Your phone today is basically a tiny AI workstation. It can run a full language model offline, with zero cloud, and no data leaving your device. That was the whole point of PocketLLM, an Android app I built that runs Google’s Gemma 3n model locally using MediaPipe Tasks GenAI.
No servers. No API keys (except initial HuggingFace model download). No monthly bills. Just pure on-device intelligence.
Why I Wanted an On-Device LLM
I’ve been experimenting with running AI locally for a while, first on my MacBook, then on Android. Some reasons why you could want this:
- Prompts and code stay on your device.
- It works offline (flights, remote areas, anywhere).
- No rate limits, no API costs, no waiting on network calls.
When I learned Gemma 3n could be quantized to ~3GB and run on modern phones, it clicked:
“I can ship a full LLM inside an Android app.”
So I did. And it works.

Open LLMs Make This Possible
Models like:
- Meta Llama
- Google Gemma
- Mistral
…gave us something we didn’t have before: public weights that anyone can run.
Gemma 3n in particular is wild for its size. 3 billion parameters, quantized to ~3GB, runs smoothly on a flagship and “usable” on mid-range devices.
Real-World Use Cases
Here’s where on-device AI shines:
- Students → Study help without sending homework to cloud servers
- Developers → Code assistants that keep proprietary code local
- Medical professionals → Draft notes without risking patient data
- Lawyers → Generate documents without leaking client info
- Remote/offline workers → AI that works on a plane or in a tunnel
Basically: if privacy matters, or internet sucks, on-device AI wins.
How PocketLLM Is Built
PocketLLM uses MediaPipe Tasks GenAI to load and run Gemma 3n on Android. Architecture-wise, it’s clean and simple:
- Domain layer → business logic
- Data layer → MediaPipe integration + storage
- Presentation layer → Jetpack Compose UI
Add MediaPipe to Your Project
dependencies {
implementation("com.google.mediapipe:tasks-genai:0.10.27")
}
Requirements:
- Android API 26+
- ARM64 device
- Enough RAM (4GB+ recommended)
For secure key/model storage, you’ll want:
implementation("androidx.security:security-crypto:1.1.0-alpha06")

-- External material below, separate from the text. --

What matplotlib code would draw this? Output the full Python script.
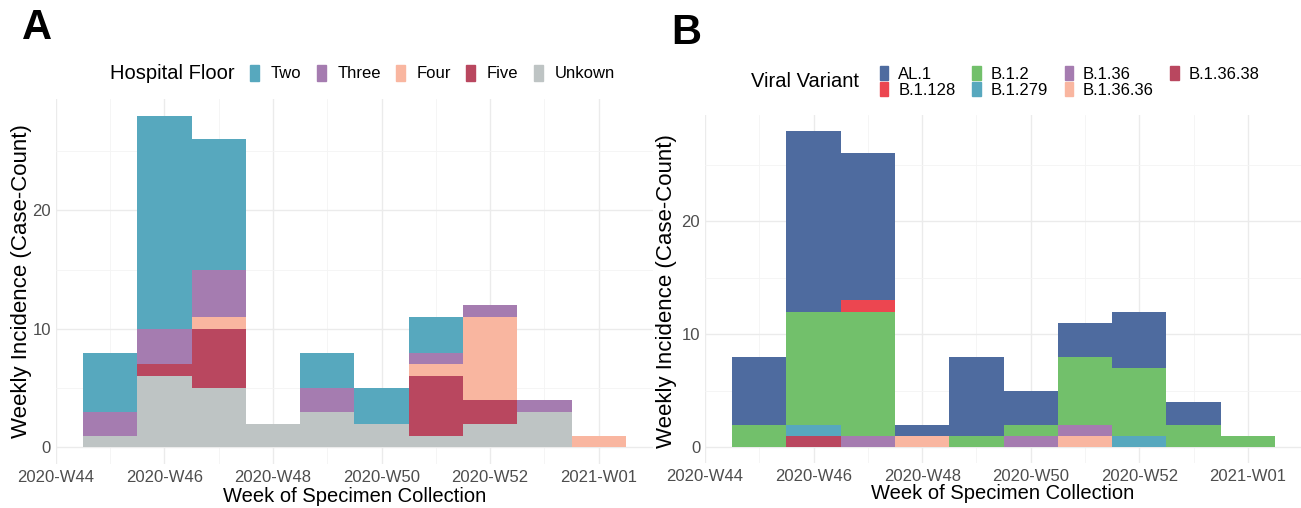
import numpy as np
import matplotlib
matplotlib.use("Agg")
import matplotlib.pyplot as plt
from matplotlib.patches import Patch

plt.rcParams['font.family'] = ['Liberation Sans', 'DejaVu Sans']

weeks = ['2020-W44', '2020-W45', '2020-W46', '2020-W47', '2020-W48', '2020-W49',
         '2020-W50', '2020-W51', '2020-W52', '2020-W53', '2021-W01']
tick_weeks = ['2020-W44', '2020-W46', '2020-W48', '2020-W50', '2020-W52', '2021-W01']

# panel A - hospital floor (stack order bottom -> top)
floors = ['Unkown', 'Five', 'Four', 'Three', 'Two']
unknown = [0, 1, 6, 5, 2, 3, 2, 1, 2, 3, 0]
five = [0, 0, 1, 5, 0, 0, 0, 5, 2, 0, 0]
four = [0, 0, 0, 1, 0, 0, 0, 1, 7, 0, 1]
three = [0, 2, 3, 4, 0, 2, 0, 1, 1, 1, 0]
two = [0, 5, 18, 11, 0, 3, 3, 3, 0, 0, 0]
floor_counts = [unknown, five, four, three, two]
floor_colors = ['#bec4c4', '#b9475f', '#f9b6a0', '#a57cb0', '#57a8be']

# panel B - viral variant (stack order bottom -> top)
variants = ['B.1.36.38', 'B.1.36.36', 'B.1.36', 'B.1.279', 'B.1.2', 'B.1.128', 'AL.1']
b13638 = [0, 0, 1, 0, 0, 0, 0, 0, 0, 0, 0]
b13636 = [0, 0, 0, 0, 1, 0, 0, 1, 0, 0, 0]
b136 = [0, 0, 0, 1, 0, 0, 1, 1, 0, 0, 0]
b1279 = [0, 0, 1, 0, 0, 0, 0, 0, 1, 0, 0]
b12 = [0, 2, 10, 11, 0, 1, 1, 6, 6, 2, 1]
b1128 = [0, 0, 0, 1, 0, 0, 0, 0, 0, 0, 0]
al1 = [0, 6, 16, 13, 1, 7, 3, 3, 5, 2, 0]
variant_counts = [b13638, b13636, b136, b1279, b12, b1128, al1]
variant_colors = ['#b9475f', '#f9b6a0', '#a57cb0', '#57a8be', '#72c06b', '#ec4650', '#4e6b9f']

fig = plt.figure(figsize=(13.01, 5.08), dpi=100)
axA = fig.add_axes([0.0430, 0.0866, 0.4589, 0.7185])
axB = fig.add_axes([0.5419, 0.0886, 0.4581, 0.685])

x = np.arange(len(weeks))


def draw(ax, counts, colors, xmax, ylab_x, ylab_y):
    bottom = np.zeros(len(weeks))
    for c, col in zip(counts, colors):
        c = np.array(c)
        ax.bar(x, c, width=1.0, bottom=bottom, color=col, linewidth=0, zorder=2)
        bottom += c
    ax.set_xlim(0, xmax)
    ax.set_ylim(-1.4, 29.4)
    ax.set_xticks(x[::2])
    ax.set_xticklabels(tick_weeks)
    ax.set_xticks(x[1::2], minor=True)
    ax.set_yticks([0, 10, 20])
    ax.set_yticks([5, 15, 25], minor=True)
    ax.grid(which='major', color='#ebebeb', linewidth=1.0, zorder=0)
    ax.grid(which='minor', color='#f4f4f4', linewidth=0.6, zorder=0)
    ax.set_axisbelow(True)
    for s in ax.spines.values():
        s.set_visible(False)
    ax.tick_params(which='both', length=0)
    ax.tick_params(axis='x', labelsize=12, colors='#4d4d4d', pad=4)
    ax.tick_params(axis='y', labelsize=12, colors='#4d4d4d', pad=3.5)
    ax.set_xlabel('Week of Specimen Collection', fontsize=14.5, va='center')
    ax.xaxis.set_label_coords(0.5, -0.088)
    ax.set_ylabel('Weekly Incidence (Case-Count)', fontsize=16, va='center')
    ax.yaxis.set_label_coords(ylab_x, ylab_y)


draw(axA, floor_counts, floor_colors, 11.0, -0.057, 0.5)
draw(axB, variant_counts, variant_colors, 10.98, -0.065, 0.494)

fig.text(0.017, 0.944, 'A', fontsize=30, fontweight='bold', va='center')
fig.text(0.516, 0.936, 'B', fontsize=30, fontweight='bold', va='center')

# legend A
fig.text(0.0846, 0.856, 'Hospital Floor', fontsize=14.5, va='center')
hA = [Patch(color=c, label=l) for l, c in zip(floors[::-1], floor_colors[::-1])]
fig.legend(handles=hA, loc='center left', bbox_to_anchor=(0.1922, 0.856), ncol=5,
           frameon=False, fontsize=12, handlelength=0.55, handleheight=1.1,
           handletextpad=0.7, columnspacing=0.9, borderaxespad=0, borderpad=0)

# legend B
fig.text(0.5772, 0.839, 'Viral Variant', fontsize=14.5, va='center')
order = ['AL.1', 'B.1.128', 'B.1.2', 'B.1.279', 'B.1.36', 'B.1.36.36', 'B.1.36.38']
cmap = dict(zip(variants, variant_colors))
hB = [Patch(color=cmap[l], label=l) for l in order]
fig.legend(handles=hB, loc='center left', bbox_to_anchor=(0.6764, 0.839), ncol=4,
           frameon=False, fontsize=12, handlelength=0.5, handleheight=0.95,
           handletextpad=0.6, columnspacing=1.0, labelspacing=0.0,
           borderaxespad=0, borderpad=0)

fig.savefig('out.png', dpi=100)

Core MediaPipe Integration
This is where the magic happens, inside ChatRepositoryImpl.
Initialize the model
llmInference = LlmInference.createFromOptions(
context,
LlmInference.LlmInferenceOptions.builder()
.setModelPath(modelPath)
.setMaxTokens(currentSettings.maxTokens)
.build()
)
Generate responses
session.addQueryChunk(prompt)
val response = session.generateResponse()
Customizable Model Behavior
Users can tweak how the model responds through settings:
- Temperature (0.0-1.0): Controls randomness.
- Lower = more focused,
- Higher = more creative
- Top K & Top P: Fine-tune token sampling
- Max Tokens: Control response length (128-2048)

These are passed when creating the chat session, giving users control over the model’s personality.
Gemma 3n uses ~3GB of memory.
Model Downloads
WorkManager handles:
- downloading the model from HuggingFace
- progress updates
- error handling
- retries
Credentials get stored with EncryptedSharedPreferences.
Performance
Cold start: ~2-4 seconds depending on phone. After that, responses are snappy.
- Flagships: smooth
- Mid-range: usable
- Low-end: don’t bother, the model is too large.
What I Learned
- On-device LLMs are 100% usable today.
- MediaPipe GenAI has clean APIs and surprisingly good docs.
- Gemma 3n performs well for its size.
The future is clear: smaller models + better quantization = AI that lives on your device, not on the cloud.
Next steps for the project might include:
- streaming responses
- conversation memory
- multiple model support
…but honestly even v1 is already super functional.
Try It Yourself
Full source code is here: https://github.com/jafforgehq/pocketllm
If you care about privacy, offline AI, or you just want to build something cool with MediaPipe, give it a try. It’s clean, fully tested, and easy to extend.
This is the direction AI is moving, and it’s fun to be early.